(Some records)

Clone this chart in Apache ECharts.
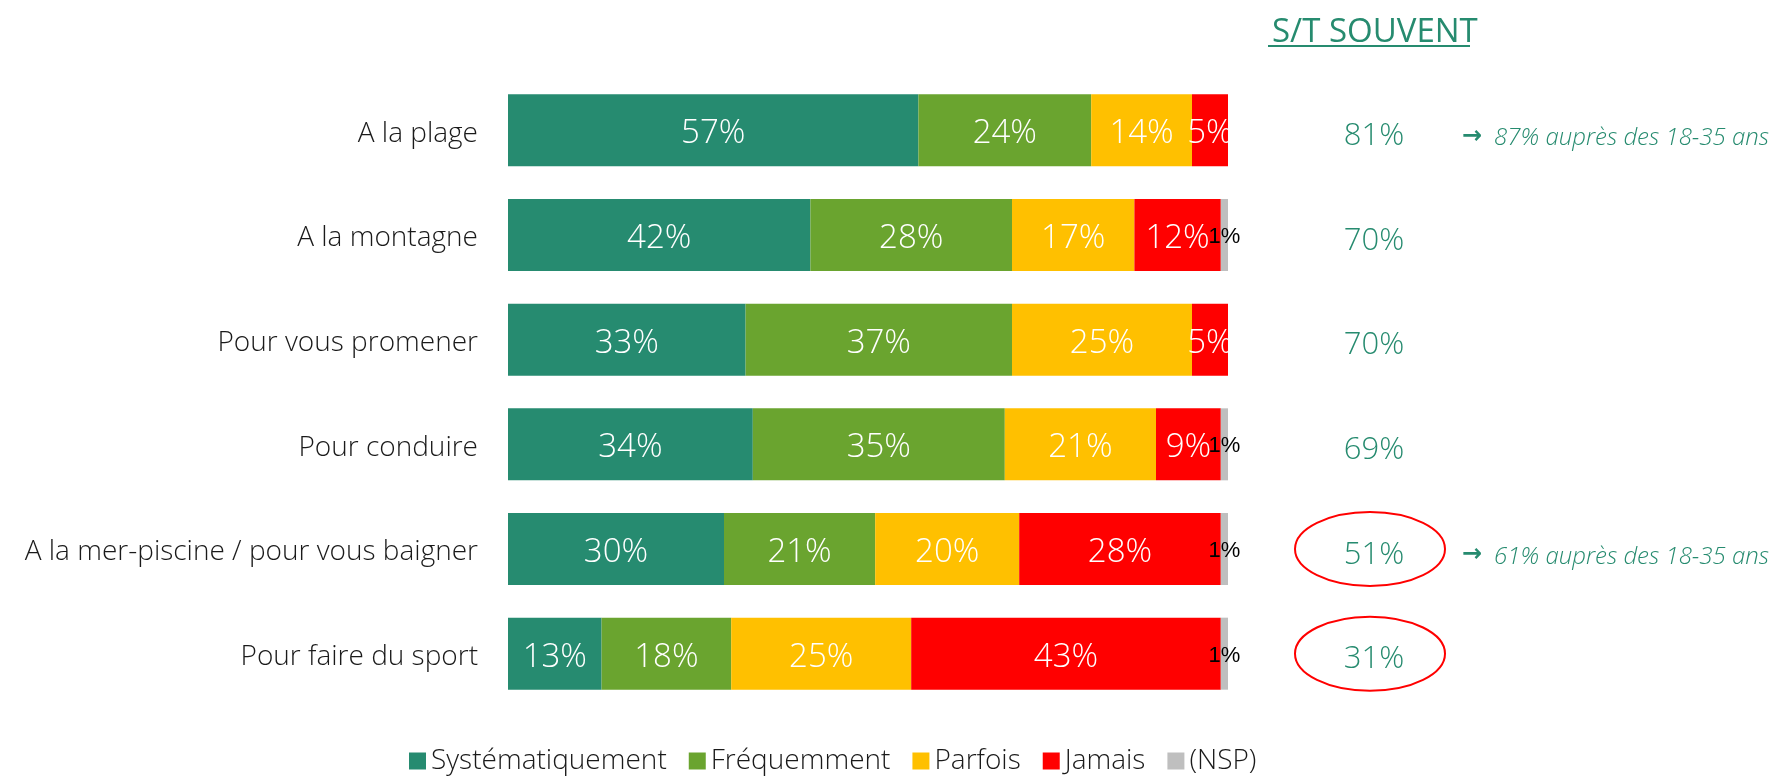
<!DOCTYPE html>
<html>
<head>
<meta charset="utf-8">
<script src="https://cdn.jsdelivr.net/npm/echarts@6/dist/echarts.min.js"></script>
<style>
  html, body { margin: 0; padding: 0; background: #fff; }
  #chart { width: 1791px; height: 776px; }
</style>
</head>
<body>
<div id="chart"></div>
<script>
var categories = ['A la plage', 'A la montagne', 'Pour vous promener', 'Pour conduire', 'A la mer-piscine / pour vous baigner', 'Pour faire du sport'];
var systematiquement = [57, 42, 33, 34, 30, 13];
var frequemment = [24, 28, 37, 35, 21, 18];
var parfois = [14, 17, 25, 21, 20, 25];
var jamais = [5, 12, 5, 9, 28, 43];
var nsp = [0, 1, 0, 1, 1, 1];
// S/T souvent
var totals = [81, 70, 70, 69, 51, 31];
var notes = ['87% auprès des 18-35 ans', '', '', '', '61% auprès des 18-35 ans', ''];
var circled = [false, false, false, false, true, true];

var teal = '#268b6f';
var font = '"Open Sans", "Noto Sans", sans-serif';

var chart = echarts.init(document.getElementById('chart'));

function barSeries (name, data, color, t) {
  return {
    name: name,
    type: 'bar',
    stack: 'total',
    data: data,
    barWidth: 72,
    itemStyle: { color: color },
    label: {
      show: true,
      position: 'inside',
      formatter: function (p) {
        return p.value > 0 ? '{t|' + p.value + '%}' : '';
      },
      rich: {
        t: Object.assign({
          color: '#fff',
          fontFamily: font,
          fontWeight: 300,
          fontSize: 33,
          padding: [7, 0, 0, 0]
        }, t || {})
      }
    }
  };
}

var option = {
  animation: false,
  title: {
    text: 'S/T SOUVENT',
    left: 1267,
    top: 11,
    textStyle: { color: teal, fontFamily: font, fontWeight: 400, fontSize: 33 }
  },
  legend: {
    bottom: -4,
    left: 404,
    itemWidth: 17,
    itemHeight: 17,
    itemGap: 22,
    icon: 'rect',
    textStyle: { fontFamily: font, fontWeight: 300, fontSize: 28, color: '#1a1a1a' },
    data: ['Systématiquement', 'Fréquemment', 'Parfois', 'Jamais', '(NSP)']
  },
  grid: { left: 508, right: 563, top: 78, bottom: 70 },
  xAxis: { type: 'value', min: 0, max: 100, show: false },
  yAxis: [{
    type: 'category',
    inverse: true,
    data: categories,
    axisLine: { show: false },
    axisTick: { show: false },
    axisLabel: {
      margin: 30,
      formatter: function (value) {
        return '{c|' + value + '}';
      },
      rich: {
        c: { color: '#1a1a1a', fontFamily: font, fontWeight: 300, fontSize: 28, padding: [7, 0, 0, 0] }
      }
    }
  }, {
    type: 'category',
    inverse: true,
    position: 'right',
    data: categories,
    axisLine: { show: false },
    axisTick: { show: false },
    axisLabel: {
      margin: 96,
      align: 'left',
      formatter: function (value, i) {
        var s = '{v|' + totals[i] + '%}';
        if (notes[i]) s += '{a|→}{n|' + notes[i] + '}';
        return s;
      },
      rich: {
        v: { width: 100, align: 'center', color: teal, fontFamily: font, fontWeight: 300, fontSize: 31, padding: [12, 0, 0, 0] },
        a: { color: teal, fontSize: 24, fontWeight: 'bold', padding: [12, 0, 0, 38], fontFamily: 'DejaVu Sans' },
        n: { color: teal, fontStyle: 'italic', fontFamily: font, fontWeight: 300, fontSize: 24, padding: [16, 0, 0, 12] }
      }
    }
  }],
  series: [
    barSeries('Systématiquement', systematiquement, '#268b70'),
    barSeries('Fréquemment', frequemment, '#6aa42f'),
    barSeries('Parfois', parfois, '#ffc000'),
    barSeries('Jamais', jamais, '#ff0000'),
    barSeries('(NSP)', nsp, '#bfbfbf', { color: '#000', fontSize: 22, fontWeight: 400, fontFamily: '"Liberation Sans Narrow", "Liberation Sans", sans-serif', padding: [4, 0, 0, 0] })
  ]
};
chart.setOption(option);

// underline of the title + circles around selected totals
var graphics = [{
  type: 'rect',
  shape: { x: 1268, y: 45, width: 202, height: 2 },
  style: { fill: teal }
}];
circled.forEach(function (c, i) {
  if (!c) return;
  var cy = chart.convertToPixel({ yAxisIndex: 0 }, categories[i]);
  graphics.push({
    type: 'ellipse',
    shape: { cx: 1370, cy: cy, rx: 75, ry: 37 },
    style: { fill: 'none', stroke: '#ff0000', lineWidth: 2 }
  });
});
chart.setOption({ graphic: graphics });
</script>
</body>
</html>
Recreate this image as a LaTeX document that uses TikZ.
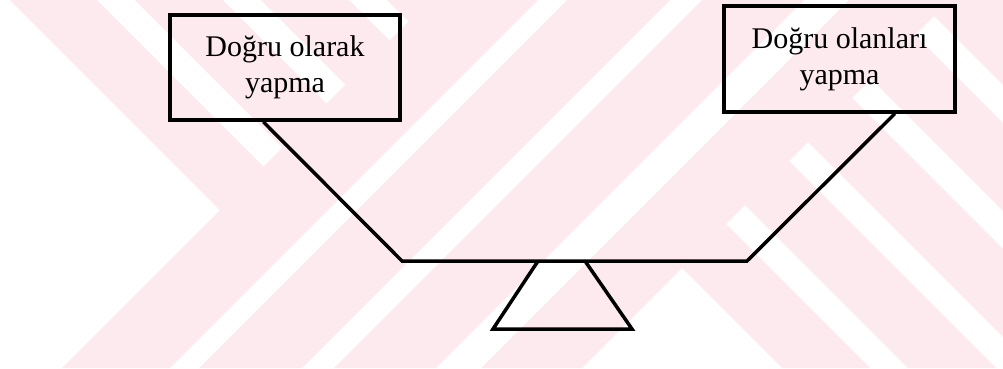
\documentclass[tikz,border=0pt]{standalone}
\usepackage{fontspec}
\setmainfont{Liberation Serif}
\usetikzlibrary{positioning}
\definecolor{wmpink}{RGB}{252,234,238}
\tikzset{
  labelbox/.style={draw, line width=3.5pt, minimum width=230pt, minimum height=105pt,
    align=center, inner sep=0pt, font=\fontsize{30}{36}\selectfont},
  beam/.style={line width=3.5pt, line join=miter}
}

\begin{document}
\begin{tikzpicture}[x=1pt, y=-1pt]
  \useasboundingbox (0,0) rectangle (1003,368);
  % watermark in the background
  \begin{scope}
    \clip (0,0) -- (430,0) -- (62,368) -- (0,368) -- cycle;
    \foreach \c/\d in {10/97, 135/223, 261/349, 387/475}
      \fill[wmpink] (\c,0) -- (\d,0) -- (\d+368,368) -- (\c+368,368) -- cycle;
  \end{scope}
  \foreach \a/\b in {430/538, 567/670, 702/804, 849/950}
    \fill[wmpink] (\a,0) -- (\b,0) -- (\b-368,368) -- (\a-368,368) -- cycle;
  \begin{scope}
    \clip (950,0) -- (1003,0) -- (1003,368) -- (582,368) -- cycle;
    \foreach \c/\d in {414/502, 540/628, 666/754, 792/880, 918/1006}
      \fill[wmpink] (\c,0) -- (\d,0) -- (\d+368,368) -- (\c+368,368) -- cycle;
  \end{scope}
  %
  \node[labelbox] (boxL) at (285,67.5) {Doğru olarak\\yapma};
  \node[labelbox, minimum width=231pt, minimum height=106pt] (boxR) at (839.5,59) {Doğru olanları\\yapma};
  \coordinate (beamL) at (402,261);
  \coordinate (beamR) at (747,261);
  \draw[beam] ([xshift=95pt]boxL.south west) -- (beamL) -- (beamR) -- ([xshift=-62pt]boxR.south east);
  % stand under the beam
  \draw[beam] (538,261) -- (493,329) -- (632,329) -- (585,261);
\end{tikzpicture}
\end{document}
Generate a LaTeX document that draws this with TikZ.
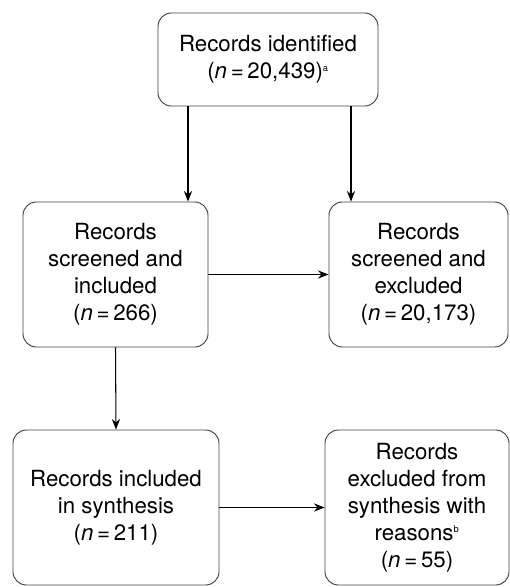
\documentclass[tikz,border=0pt]{standalone}
\usepackage{fontspec}
\setmainfont{TeX Gyre Heros}
\usepackage{tikz}
\usetikzlibrary{positioning, arrows.meta}

\tikzset{
    record/.style={draw=black!75, line width=0.8pt, rounded corners=0.4cm, align=center,
        font=\fontsize{19}{23}\selectfont, inner sep=0pt},
    flow/.style={-{Stealth[length=9pt, width=7pt]}, line width=0.9pt}
}
\newcommand{\nval}[1]{(\textit{n}\,=\,#1)}

\begin{document}
\begin{tikzpicture}[x=0.03cm, y=-0.03cm]
                \useasboundingbox (0, 0) rectangle (510, 587);
                \node[record, minimum width=6.6cm, minimum height=2.79cm] (ident) at (268, 59.5) {Records identified\\\nval{20,439}\textsuperscript{\footnotesize a}};
                \node[record, minimum width=5.55cm, minimum height=4.35cm] (incl) at (115.5, 274.5) {Records\\screened and\\included\\\nval{266}};
                \node[record, minimum width=5.37cm, minimum height=4.35cm] (excl) at (418.5, 274.5) {Records\\screened and\\excluded\\\nval{20,173}};
                \node[record, minimum width=6.18cm, minimum height=4.65cm] (synth) at (116, 507.5) {Records included\\in synthesis\\\nval{211}};
                \node[record, minimum width=5.52cm, minimum height=4.65cm] (reas) at (417, 507.5) {Records\\excluded from\\synthesis with\\reasons\textsuperscript{\footnotesize b}\\\nval{55}};

                \draw[flow] ([xshift=-2.4cm]ident.south) -- ([xshift=-2.4cm]ident.south |- incl.north);
                \draw[flow] ([xshift=2.49cm]ident.south) -- ([xshift=2.49cm]ident.south |- excl.north);
                \draw[flow] (incl.east) -- (excl.west);
                \draw[flow] (incl.south) -- (synth.north);
                \draw[flow] (synth.east) -- (reas.west);
            \end{tikzpicture}
\end{document}
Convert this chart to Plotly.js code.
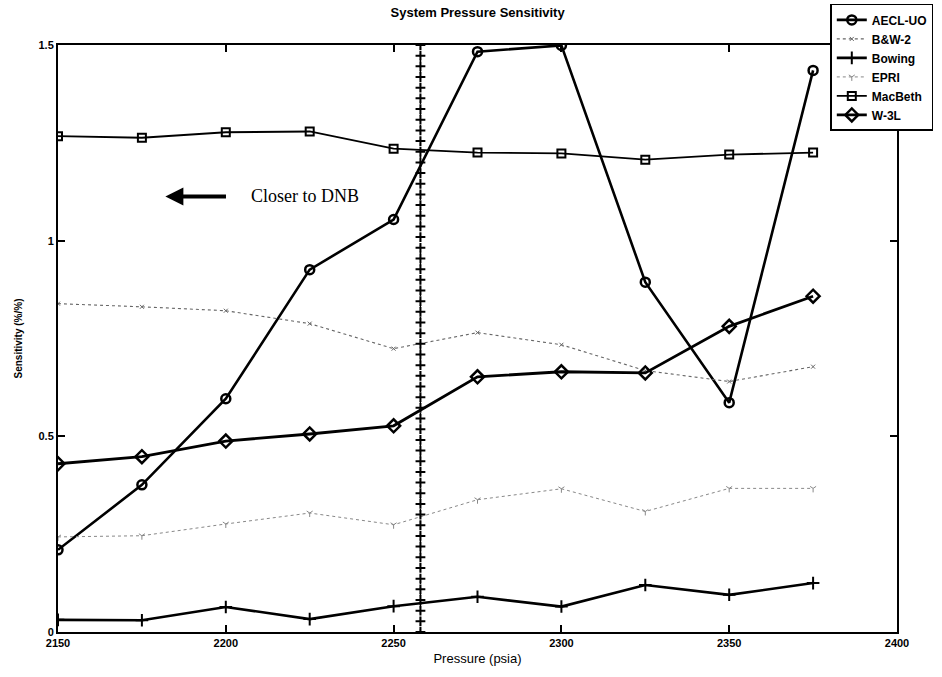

:: PROMPT ::
Go back to the entries above and restate word for word every line from the first through the one that contains "var chart = echarts.init(document.getElementById('chart'));", leaving the pictures behind.

:: ANSWER TO THE EXERCISE ::
Clone this chart in Apache ECharts.
<!DOCTYPE html>
<html>
<head>
<meta charset="utf-8">
<script src="https://cdn.jsdelivr.net/npm/echarts@6/dist/echarts.min.js"></script>
<style>
  html, body { margin: 0; padding: 0; background: #fff; }
  #chart { width: 1791px; height: 776px; }
</style>
</head>
<body>
<div id="chart"></div>
<script>
var categories = ['A la plage', 'A la montagne', 'Pour vous promener', 'Pour conduire', 'A la mer-piscine / pour vous baigner', 'Pour faire du sport'];
var systematiquement = [57, 42, 33, 34, 30, 13];
var frequemment = [24, 28, 37, 35, 21, 18];
var parfois = [14, 17, 25, 21, 20, 25];
var jamais = [5, 12, 5, 9, 28, 43];
var nsp = [0, 1, 0, 1, 1, 1];
// S/T souvent
var totals = [81, 70, 70, 69, 51, 31];
var notes = ['87% auprès des 18-35 ans', '', '', '', '61% auprès des 18-35 ans', ''];
var circled = [false, false, false, false, true, true];

var teal = '#268b6f';
var font = '"Open Sans", "Noto Sans", sans-serif';

var chart = echarts.init(document.getElementById('chart'));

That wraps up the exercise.